The Future of Fitness Is Integration

Jun 06, 2026
Mindfulness in Movement

 After spending the last twenty years in the fitness industry, I have a prediction.

I think it’s going to become a lot less about what we’re doing and a lot more about how we’re doing it.

I came into this work through yoga in the early 2000s, when yoga was exploding in popularity. Since then, I’ve watched wave after wave of movement trends rise to prominence. Yoga. Spin. Barre. Reformer Pilates. HIIT. Strength training. Hot classes. Cold plunges. Wearables. Recovery tools.

Every few years, something new becomes the thing.

As someone who helps support a large movement studio and spends most of my days teaching, training teachers, and observing human behavior, I’ve started to form my own predictions about where we’re headed next.
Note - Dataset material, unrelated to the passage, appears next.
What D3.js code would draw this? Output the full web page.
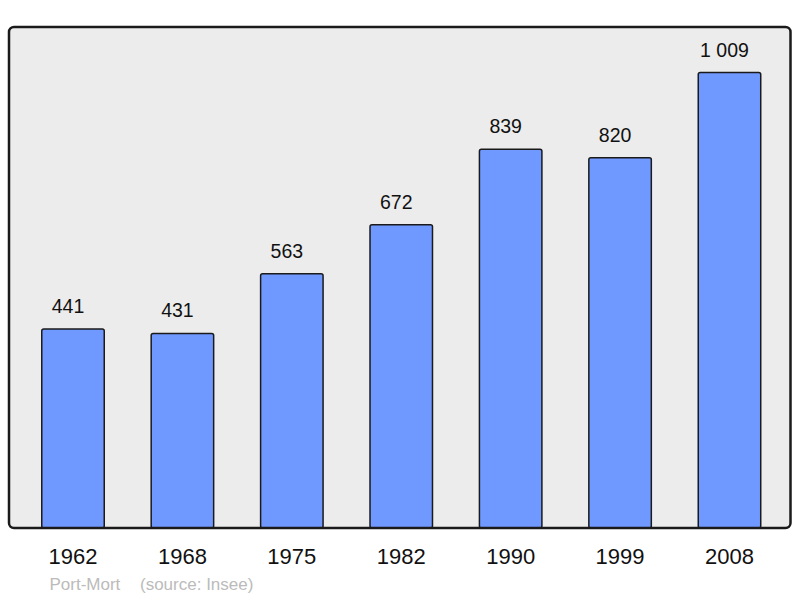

And perhaps my biggest prediction is this:

The next fitness trend won’t be a trend at all.

It will be integration.

For years, we’ve tended to approach movement as if we needed to choose a lane. Maybe you’re a runner. A yogi. A lifter. A barre enthusiast. A Pilates devotee.

But we’re entering a new era where information is more accessible than ever before. With AI, wearables, podcasts, online education, and endless health content at our fingertips, people no longer need to rely on a single expert or a single methodology to guide every decision.

In many ways, we’re becoming experts on ourselves.

At the same time, we’re learning more about the human body than ever before. And what the science continues to reinforce is surprisingly simple: our bodies thrive on variety.

Strength matters.

Mobility matters.

Balance matters.

Cardiovascular fitness matters.

Bone density matters.

Recovery matters.

The healthiest, most resilient bodies are rarely built through a single movement practice. They’re built through exposure to many different challenges, many different planes of movement, and many different ways of experiencing physical effort.

A strong movement practice might include lifting weights, walking, running, yoga, Pilates, barre, mobility work, and recovery practices, all at different times and for different reasons.

Rather than asking, “Which modality is best?” I think we’re beginning to ask a better question:

“What combination of movement helps me feel my best?”

But I think there’s an even bigger shift happening beneath the surface.

As fitness becomes more integrated, I believe some of yoga’s most valuable lessons will begin spreading into every corner of the movement world.

For decades, yoga has offered something that many other fitness modalities largely ignored: the practice of paying attention.

Interoception. Self-awareness. Curiosity. The ability to notice what you’re feeling while you’re moving.

In modern yoga classes, many teachers have shifted away from simply telling students what to do. Instead, they’re helping students develop a relationship with their own experience. They’re encouraging students to notice, explore, adjust, and become more embodied.

I don’t think those skills are going to stay confined to yoga.

I think they’re going to become essential everywhere.

In the future, the best strength coaches won’t simply tell people to push harder. They’ll help students understand the difference between challenge and overwhelm.

The best running coaches won’t only focus on pace and performance. They’ll help athletes understand recovery, nervous system regulation, and sustainable effort.

The best barre, Pilates, and group fitness instructors won’t just deliver workouts. They’ll help students develop awareness, resilience, and trust in their own bodies.

And perhaps most importantly, they’ll help students learn how to move between effort and recovery.

How to challenge the nervous system and then bring it back to a state of rest.

How to work hard without becoming disconnected from themselves.

How to build fitness without sacrificing wellbeing.

This is one of the reasons I’m so optimistic about the future of our industry.

For all the concern about AI, technology, and information overload, I actually think these changes are pushing us toward something deeply human.

People still want community.

People still want connection.

People still want to feel seen.

And increasingly, people want movement experiences that support not only their physical health, but their emotional and mental wellbeing as well.

The movement professionals who thrive in the years ahead won’t necessarily be the ones teaching the newest trend.

They’ll be the ones creating environments where people feel connected to themselves, to their bodies, and to one another.

Because in the end, I don’t think the future of fitness will be defined by what we’re doing.

Whether we’re lifting weights, practicing yoga, taking a barre class, running trails, or doing Pilates matters far less than it once did.

What will matter is how we do those things.

With awareness.

With community.

With curiosity.

With enough challenge to grow and enough wisdom to recover.

I think that’s where fitness is headed.

And honestly, I’m really excited about it!